SUNDAY August 9th 1840

The war party of perhaps as many as 1,000 Comanches and Kiowas had a productive raid. On this, just the fourth day after crossing the line of settlement they had raided across 90 miles, acquired perhaps 2,000 horses and mules and more trade goods than they could easily carry from the warehouses at Linnville on the Gulf Coast.

Waiting to intercept them that morning to the west of their route were a force of 120 men under Captain John Tumlinson coming from Victoria and to the east forty men out of Texana under the command of Captain Clark L. Owen.

One George Kerr was among the brave souls who had ridden east from Tumlinson’s force in the night to locate Owen, that morning he sent a message to Colonel John Moore of LaGrange, asking that a force be assembled to the north to intercept the Indians.
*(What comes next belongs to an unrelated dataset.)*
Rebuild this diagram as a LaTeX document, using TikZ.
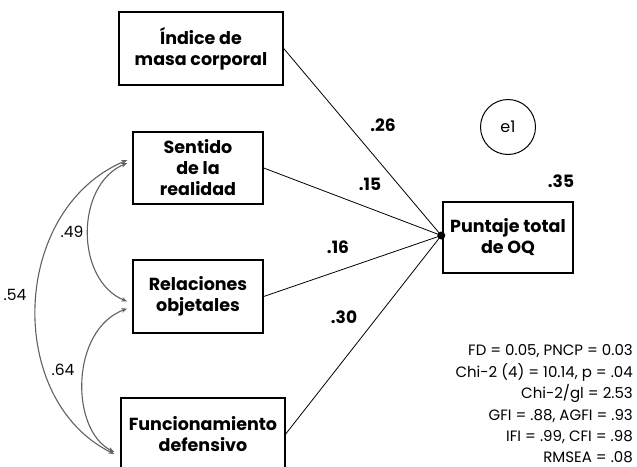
\documentclass[tikz,border=0pt]{standalone}
\usepackage{fontspec}
\setmainfont{Poppins}
\usetikzlibrary{arrows.meta,calc}
\begin{document}
\begin{tikzpicture}[x=1pt,y=-1pt,
  varbox/.style={draw,line width=1.4pt,fill=white,inner sep=0pt,font=\fontsize{17.5}{21}\selectfont\bfseries,align=center},
  path/.style={draw,line width=0.8pt},
  cov/.style={draw=black!62,line width=1.1pt,{Stealth[length=6pt,width=4.5pt]}-{Stealth[length=6pt,width=4.5pt]}},
  wt/.style={font=\fontsize{17}{20}\selectfont\bfseries},
  cl/.style={font=\fontsize{15.5}{18}\selectfont},
  stat/.style={font=\fontsize{15}{18}\selectfont,anchor=base east,inner sep=0pt}]
\useasboundingbox (0,0) rectangle (637,466);
\node[varbox,minimum width=164pt,minimum height=73pt] (imc) at (201,48.5) {Índice de\\masa corporal};
\node[varbox,minimum width=130pt,minimum height=72pt] (sent) at (198,168) {Sentido\\de la\\realidad};
\node[varbox,minimum width=130pt,minimum height=73pt] (rel) at (198,296.5) {Relaciones\\objetales};
\node[varbox,minimum width=164pt,minimum height=72pt] (fun) at (203,434) {Funcionamiento\\defensivo};
\node[varbox,minimum width=130pt,minimum height=71pt] (punt) at (508,237.5) {Puntaje total\\de OQ};
\node[draw,circle,line width=1pt,minimum size=55pt,inner sep=0pt,font=\fontsize{16}{18}\selectfont] (e1) at (508,127) {e1};
\fill (punt.west) ++(-1,-2) coordinate (hub) circle (4pt);
\foreach \n in {imc,sent,rel,fun} \draw[path] (\n.east) -- (hub);
\coordinate (sA) at ($(sent.west)+(-5,-8)$);
\coordinate (sB) at ($(sent.west)+(-5,-5)$);
\coordinate (rA) at ($(rel.west)+(-5,5)$);
\coordinate (rB) at ($(rel.west)+(-5,12)$);
\coordinate (fA) at ($(fun.west)+(-6,18)$);
\coordinate (fB) at ($(fun.west)+(-6,20)$);
\draw[cov] (sA) .. controls (10,210) and (5,400) .. (fB);
\draw[cov] (sB) .. controls (75,185) and (75,280) .. (rA);
\draw[cov] (rB) .. controls (70,330) and (70,430) .. (fA);
\node[cl] (l49) at (72,232) {.49};
\node[cl] (l54) at (15,295) {.54};
\node[cl] (l64) at (63,370) {.64};
\node[wt] (w26) at (383,125) {.26};
\node[wt] (w15) at (370,184) {.15};
\node[wt] (w16) at (338,247) {.16};
\node[wt] (w30) at (344,317) {.30};
\node[wt] (w35) at (561,181) {.35};
\node[stat] (s1) at (633,355) {FD = 0.05, PNCP = 0.03};
\node[stat] (s2) at (633,377) {Chi-2 (4) = 10.14, p = .04};
\node[stat] (s3) at (633,398.5) {Chi-2/gl = 2.53};
\node[stat] (s4) at (633,420) {GFI = .88, AGFI = .93};
\node[stat] (s5) at (633,441) {IFI = .99, CFI = .98};
\node[stat] (s6) at (633,462) {RMSEA = .08};
\end{tikzpicture}
\end{document}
From Steven L. Moore’s “Savage Frontier” on the dangers of looking for Comanches, even if you are on a good horse as we might guess such volunteers were...

During the early morning hours of August 9, Captain Owens company was approached by the returning Comanche war party. The hundreds of campaigning Indians passed between the camps of Owen and Tumlinson, making it impossible for the two to unite.

Captain Owen sent out three of his men as scouts-John Sutherland Menefee, a Dr. Bell, and a man named Nail. These three were attacked and chased by the Comanches on Arenosa Creek. Dr. Bell was killed and Nail escaped only by the sheer speed of his horse. He fled towards the Lavaca settlements and escaped.

John Menefee, a San Jacinto veteran and Texas Congressman, was struck in the body by seven arrows. He somehow managed to escape and hide in some brush along the creek bank until the Comanches passed on.

Menefee walked and crawled to a ranch the following day. He had managed to pull the seven arrows from his own body. Although suffering from serious blood loss, he survived, and would keep the seven arrows in his Jackson County home for years.